* **TO BE DONE**
Print the lines of the listing below verbatim from its first line through the line bearing "const width = 1328, height = 914;". Any pictures are to be omitted.

* **RECORDED DATA**

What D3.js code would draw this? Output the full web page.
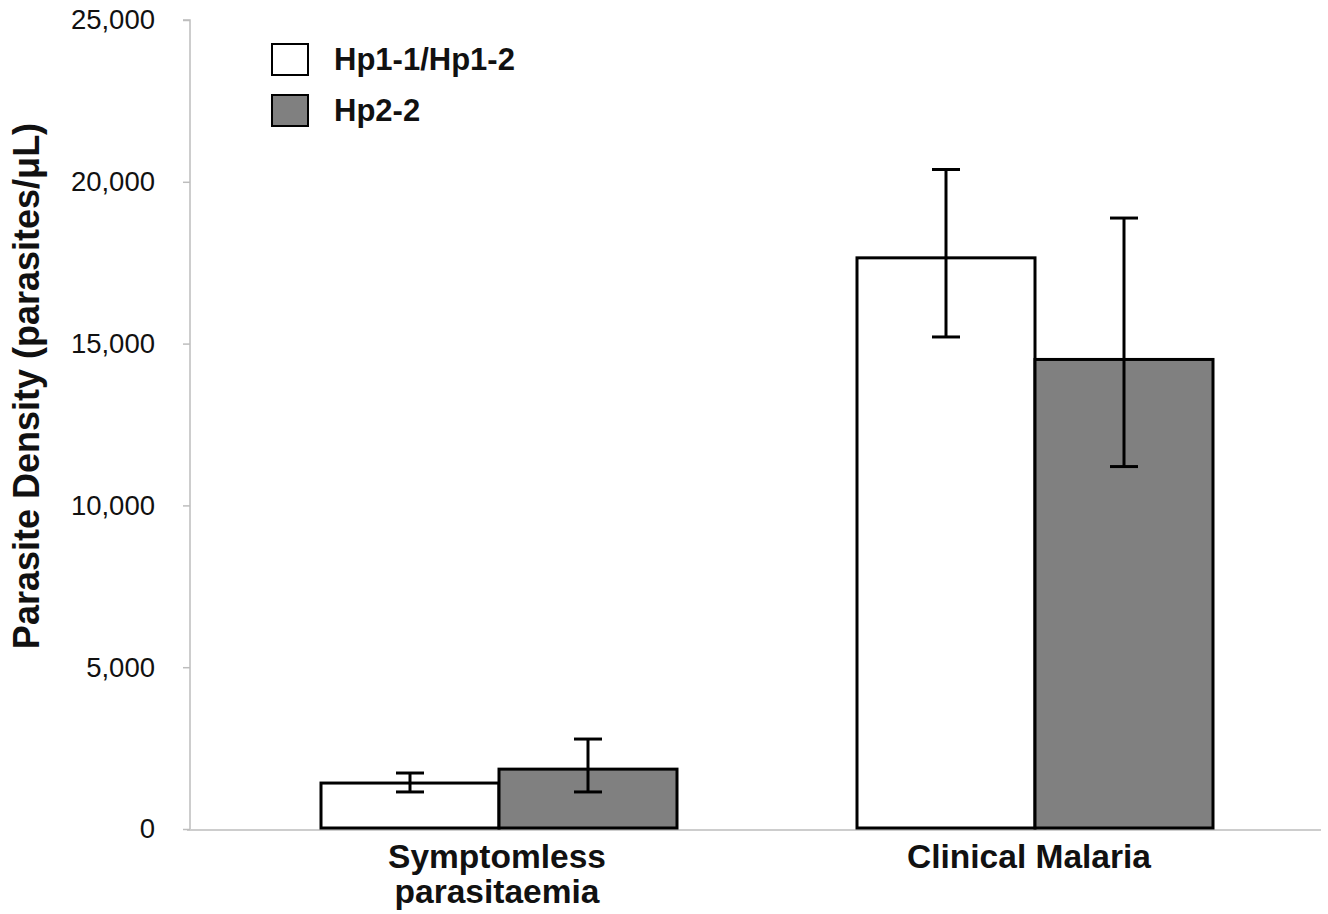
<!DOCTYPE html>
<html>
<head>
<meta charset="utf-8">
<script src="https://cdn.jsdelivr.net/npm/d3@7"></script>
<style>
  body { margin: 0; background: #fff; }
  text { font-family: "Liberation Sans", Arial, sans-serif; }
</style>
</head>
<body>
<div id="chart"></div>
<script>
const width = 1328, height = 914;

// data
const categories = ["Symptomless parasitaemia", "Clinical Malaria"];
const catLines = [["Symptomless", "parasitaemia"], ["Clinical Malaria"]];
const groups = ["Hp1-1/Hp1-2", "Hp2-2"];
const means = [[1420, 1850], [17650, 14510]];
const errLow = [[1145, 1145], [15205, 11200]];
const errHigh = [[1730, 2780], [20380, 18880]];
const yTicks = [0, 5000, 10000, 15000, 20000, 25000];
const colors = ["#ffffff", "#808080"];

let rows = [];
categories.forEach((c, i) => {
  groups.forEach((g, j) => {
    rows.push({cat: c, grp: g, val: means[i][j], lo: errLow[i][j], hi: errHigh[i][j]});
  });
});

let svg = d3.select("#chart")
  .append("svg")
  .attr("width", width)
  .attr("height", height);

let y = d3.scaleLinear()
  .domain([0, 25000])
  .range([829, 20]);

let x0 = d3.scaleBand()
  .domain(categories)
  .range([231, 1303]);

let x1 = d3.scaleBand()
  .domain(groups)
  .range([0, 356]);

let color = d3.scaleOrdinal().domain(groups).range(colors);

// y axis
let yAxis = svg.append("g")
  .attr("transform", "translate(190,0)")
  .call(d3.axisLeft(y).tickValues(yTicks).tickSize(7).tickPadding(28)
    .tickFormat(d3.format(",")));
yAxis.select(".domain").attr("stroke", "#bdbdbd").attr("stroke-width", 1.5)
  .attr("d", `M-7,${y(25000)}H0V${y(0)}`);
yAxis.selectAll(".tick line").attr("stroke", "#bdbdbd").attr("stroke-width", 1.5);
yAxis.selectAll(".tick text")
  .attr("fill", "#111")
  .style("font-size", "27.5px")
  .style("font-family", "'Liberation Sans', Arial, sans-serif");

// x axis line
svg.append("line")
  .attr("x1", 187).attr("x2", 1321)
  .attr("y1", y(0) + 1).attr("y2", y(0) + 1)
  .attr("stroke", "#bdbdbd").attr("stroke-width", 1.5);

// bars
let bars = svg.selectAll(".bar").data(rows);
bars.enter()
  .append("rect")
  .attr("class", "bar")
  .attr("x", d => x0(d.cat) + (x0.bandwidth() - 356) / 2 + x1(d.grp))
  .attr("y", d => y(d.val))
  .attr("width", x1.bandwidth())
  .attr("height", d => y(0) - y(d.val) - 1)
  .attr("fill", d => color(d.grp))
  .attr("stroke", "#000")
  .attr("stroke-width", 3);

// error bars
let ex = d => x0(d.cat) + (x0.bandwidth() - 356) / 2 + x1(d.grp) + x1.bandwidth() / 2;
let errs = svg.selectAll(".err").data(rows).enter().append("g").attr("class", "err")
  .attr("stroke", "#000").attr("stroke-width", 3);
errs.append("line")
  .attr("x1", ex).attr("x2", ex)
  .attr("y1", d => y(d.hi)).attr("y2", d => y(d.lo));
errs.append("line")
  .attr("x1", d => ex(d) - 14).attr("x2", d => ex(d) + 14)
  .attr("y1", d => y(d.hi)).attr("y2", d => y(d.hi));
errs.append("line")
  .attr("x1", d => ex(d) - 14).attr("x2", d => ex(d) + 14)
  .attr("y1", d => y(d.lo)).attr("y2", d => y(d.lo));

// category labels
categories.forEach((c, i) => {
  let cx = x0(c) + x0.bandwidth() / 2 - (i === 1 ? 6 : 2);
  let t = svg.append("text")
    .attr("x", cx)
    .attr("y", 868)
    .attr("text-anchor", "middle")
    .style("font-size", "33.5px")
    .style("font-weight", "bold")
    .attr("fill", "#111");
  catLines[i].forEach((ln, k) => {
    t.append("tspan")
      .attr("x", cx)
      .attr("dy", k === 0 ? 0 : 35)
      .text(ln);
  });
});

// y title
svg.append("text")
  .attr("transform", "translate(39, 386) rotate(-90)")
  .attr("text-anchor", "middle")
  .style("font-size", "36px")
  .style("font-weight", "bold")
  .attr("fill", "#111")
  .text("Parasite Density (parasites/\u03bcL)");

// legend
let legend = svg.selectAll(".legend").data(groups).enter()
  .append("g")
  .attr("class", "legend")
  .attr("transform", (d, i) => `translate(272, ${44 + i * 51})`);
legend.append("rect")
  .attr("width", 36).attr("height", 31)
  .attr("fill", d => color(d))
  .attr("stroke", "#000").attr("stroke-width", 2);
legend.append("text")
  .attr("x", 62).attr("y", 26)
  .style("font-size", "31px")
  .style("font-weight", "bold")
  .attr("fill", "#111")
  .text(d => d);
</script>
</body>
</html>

* **COMPLETE RESPONSE**
What D3.js code would draw this? Output the full web page.
<!DOCTYPE html>
<html>
<head>
<meta charset="utf-8">
<script src="https://cdn.jsdelivr.net/npm/d3@7"></script>
<style>
  body { margin: 0; background: #fff; }
  text { font-family: "Liberation Sans", Arial, sans-serif; }
</style>
</head>
<body>
<div id="chart"></div>
<script>
const width = 1328, height = 914;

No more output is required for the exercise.